EXERCISE: Lines containing the word "this" should be extracted in full.

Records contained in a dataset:
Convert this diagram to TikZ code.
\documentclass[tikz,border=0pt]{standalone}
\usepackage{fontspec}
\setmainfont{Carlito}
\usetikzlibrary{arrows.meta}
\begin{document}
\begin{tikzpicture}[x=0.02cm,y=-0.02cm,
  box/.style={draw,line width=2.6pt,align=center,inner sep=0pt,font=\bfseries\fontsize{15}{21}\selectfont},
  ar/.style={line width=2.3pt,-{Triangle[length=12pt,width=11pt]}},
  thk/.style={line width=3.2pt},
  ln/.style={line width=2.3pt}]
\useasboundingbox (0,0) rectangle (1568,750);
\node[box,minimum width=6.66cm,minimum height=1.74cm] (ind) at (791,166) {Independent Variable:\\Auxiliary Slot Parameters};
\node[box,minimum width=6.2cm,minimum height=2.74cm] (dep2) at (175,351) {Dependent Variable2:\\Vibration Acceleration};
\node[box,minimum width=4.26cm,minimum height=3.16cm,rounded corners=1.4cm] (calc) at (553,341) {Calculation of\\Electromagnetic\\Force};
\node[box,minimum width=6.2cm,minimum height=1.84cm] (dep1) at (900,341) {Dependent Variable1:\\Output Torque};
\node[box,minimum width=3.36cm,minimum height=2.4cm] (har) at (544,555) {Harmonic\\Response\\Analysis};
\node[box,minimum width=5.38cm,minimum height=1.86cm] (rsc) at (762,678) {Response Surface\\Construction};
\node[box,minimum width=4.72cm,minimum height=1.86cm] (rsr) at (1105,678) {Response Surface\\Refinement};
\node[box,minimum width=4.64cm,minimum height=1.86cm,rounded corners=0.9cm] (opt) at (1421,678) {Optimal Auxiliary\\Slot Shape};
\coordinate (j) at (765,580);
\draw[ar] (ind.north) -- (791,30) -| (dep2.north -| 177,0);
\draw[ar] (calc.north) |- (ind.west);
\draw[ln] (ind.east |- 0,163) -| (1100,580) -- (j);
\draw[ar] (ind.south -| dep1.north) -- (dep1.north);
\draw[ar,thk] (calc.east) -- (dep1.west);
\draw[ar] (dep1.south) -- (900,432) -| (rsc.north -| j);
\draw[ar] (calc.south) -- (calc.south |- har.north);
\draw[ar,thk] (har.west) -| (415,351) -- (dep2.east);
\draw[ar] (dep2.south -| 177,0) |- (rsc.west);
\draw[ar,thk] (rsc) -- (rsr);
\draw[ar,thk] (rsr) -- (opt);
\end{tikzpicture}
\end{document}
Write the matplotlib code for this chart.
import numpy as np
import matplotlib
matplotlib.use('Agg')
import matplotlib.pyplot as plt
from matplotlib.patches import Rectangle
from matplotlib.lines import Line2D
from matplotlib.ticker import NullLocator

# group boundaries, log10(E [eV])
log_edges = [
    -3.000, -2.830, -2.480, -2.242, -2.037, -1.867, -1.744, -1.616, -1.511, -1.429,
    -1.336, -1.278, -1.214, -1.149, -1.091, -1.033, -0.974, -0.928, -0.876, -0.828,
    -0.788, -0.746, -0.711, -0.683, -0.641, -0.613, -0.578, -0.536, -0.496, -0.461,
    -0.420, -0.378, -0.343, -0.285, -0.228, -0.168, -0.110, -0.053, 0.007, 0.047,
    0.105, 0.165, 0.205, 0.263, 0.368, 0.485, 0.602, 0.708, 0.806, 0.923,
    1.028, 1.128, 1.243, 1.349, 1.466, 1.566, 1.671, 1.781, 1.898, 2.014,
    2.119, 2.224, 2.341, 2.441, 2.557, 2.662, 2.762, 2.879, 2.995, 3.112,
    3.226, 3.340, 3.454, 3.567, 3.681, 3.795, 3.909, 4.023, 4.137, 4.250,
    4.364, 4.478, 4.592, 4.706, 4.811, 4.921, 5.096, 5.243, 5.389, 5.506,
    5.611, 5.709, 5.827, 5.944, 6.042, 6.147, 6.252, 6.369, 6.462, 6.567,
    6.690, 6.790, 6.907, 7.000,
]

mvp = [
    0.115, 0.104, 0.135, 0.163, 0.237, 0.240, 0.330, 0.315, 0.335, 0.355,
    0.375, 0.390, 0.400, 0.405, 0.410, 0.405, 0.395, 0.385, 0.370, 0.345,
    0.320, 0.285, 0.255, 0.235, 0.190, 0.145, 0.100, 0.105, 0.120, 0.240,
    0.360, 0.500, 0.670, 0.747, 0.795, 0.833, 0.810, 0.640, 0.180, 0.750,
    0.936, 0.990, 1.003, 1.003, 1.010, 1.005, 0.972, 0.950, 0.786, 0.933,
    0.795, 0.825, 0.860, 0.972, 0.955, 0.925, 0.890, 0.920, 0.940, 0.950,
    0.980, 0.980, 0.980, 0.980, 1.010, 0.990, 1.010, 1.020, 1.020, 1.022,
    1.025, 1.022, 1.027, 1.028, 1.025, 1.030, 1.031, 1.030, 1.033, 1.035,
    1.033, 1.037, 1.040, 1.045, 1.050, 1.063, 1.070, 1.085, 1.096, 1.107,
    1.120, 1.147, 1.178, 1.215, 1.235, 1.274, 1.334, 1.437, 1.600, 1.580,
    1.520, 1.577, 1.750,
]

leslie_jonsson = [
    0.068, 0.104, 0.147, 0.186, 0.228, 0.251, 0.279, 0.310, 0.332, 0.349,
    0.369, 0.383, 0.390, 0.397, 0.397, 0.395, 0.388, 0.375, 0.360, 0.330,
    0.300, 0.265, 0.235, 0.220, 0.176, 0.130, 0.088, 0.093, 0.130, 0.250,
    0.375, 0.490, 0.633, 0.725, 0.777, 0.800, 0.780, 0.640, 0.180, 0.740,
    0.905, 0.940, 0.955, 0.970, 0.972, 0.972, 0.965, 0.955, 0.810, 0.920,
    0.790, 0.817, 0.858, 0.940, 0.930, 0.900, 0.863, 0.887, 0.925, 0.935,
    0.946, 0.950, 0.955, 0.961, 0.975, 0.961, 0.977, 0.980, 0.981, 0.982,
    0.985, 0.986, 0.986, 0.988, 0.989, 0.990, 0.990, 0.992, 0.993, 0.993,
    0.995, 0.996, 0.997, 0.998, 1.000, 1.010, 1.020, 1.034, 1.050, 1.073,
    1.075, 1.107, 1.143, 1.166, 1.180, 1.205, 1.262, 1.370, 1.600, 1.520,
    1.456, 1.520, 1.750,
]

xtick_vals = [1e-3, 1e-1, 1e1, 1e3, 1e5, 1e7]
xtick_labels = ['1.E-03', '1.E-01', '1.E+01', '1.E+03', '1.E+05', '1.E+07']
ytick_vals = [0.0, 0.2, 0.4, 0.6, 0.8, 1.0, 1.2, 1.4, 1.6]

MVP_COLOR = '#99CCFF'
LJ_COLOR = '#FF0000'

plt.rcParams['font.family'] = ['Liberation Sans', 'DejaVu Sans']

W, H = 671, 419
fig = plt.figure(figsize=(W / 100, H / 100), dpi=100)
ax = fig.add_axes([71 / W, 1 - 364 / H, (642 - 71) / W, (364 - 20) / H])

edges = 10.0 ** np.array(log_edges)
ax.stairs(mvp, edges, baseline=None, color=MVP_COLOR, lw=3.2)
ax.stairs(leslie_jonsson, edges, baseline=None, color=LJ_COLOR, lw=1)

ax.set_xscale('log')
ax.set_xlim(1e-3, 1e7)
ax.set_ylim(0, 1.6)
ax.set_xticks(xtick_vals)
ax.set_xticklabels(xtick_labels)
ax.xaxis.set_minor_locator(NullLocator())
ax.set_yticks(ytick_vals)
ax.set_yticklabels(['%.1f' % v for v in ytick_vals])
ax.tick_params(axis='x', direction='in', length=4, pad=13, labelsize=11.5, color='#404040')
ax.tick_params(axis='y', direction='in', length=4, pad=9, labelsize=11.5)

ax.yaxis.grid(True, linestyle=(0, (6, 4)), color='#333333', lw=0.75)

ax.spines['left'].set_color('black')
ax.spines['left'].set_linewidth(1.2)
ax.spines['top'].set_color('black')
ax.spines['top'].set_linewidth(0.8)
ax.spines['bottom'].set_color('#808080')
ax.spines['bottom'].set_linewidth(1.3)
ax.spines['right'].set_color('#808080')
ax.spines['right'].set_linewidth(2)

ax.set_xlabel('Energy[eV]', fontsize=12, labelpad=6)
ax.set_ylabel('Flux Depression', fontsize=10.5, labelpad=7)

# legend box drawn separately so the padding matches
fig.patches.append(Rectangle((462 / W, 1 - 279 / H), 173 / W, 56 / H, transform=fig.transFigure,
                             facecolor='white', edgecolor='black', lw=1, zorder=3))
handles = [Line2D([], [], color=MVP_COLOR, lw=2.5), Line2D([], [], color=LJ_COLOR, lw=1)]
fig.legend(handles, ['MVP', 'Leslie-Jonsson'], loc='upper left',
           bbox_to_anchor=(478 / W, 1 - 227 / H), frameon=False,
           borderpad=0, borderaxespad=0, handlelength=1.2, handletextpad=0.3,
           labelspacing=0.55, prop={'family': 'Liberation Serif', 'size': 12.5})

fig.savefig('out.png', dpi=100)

FINAL RESULT:
Convert this diagram to TikZ code.
Write the matplotlib code for this chart.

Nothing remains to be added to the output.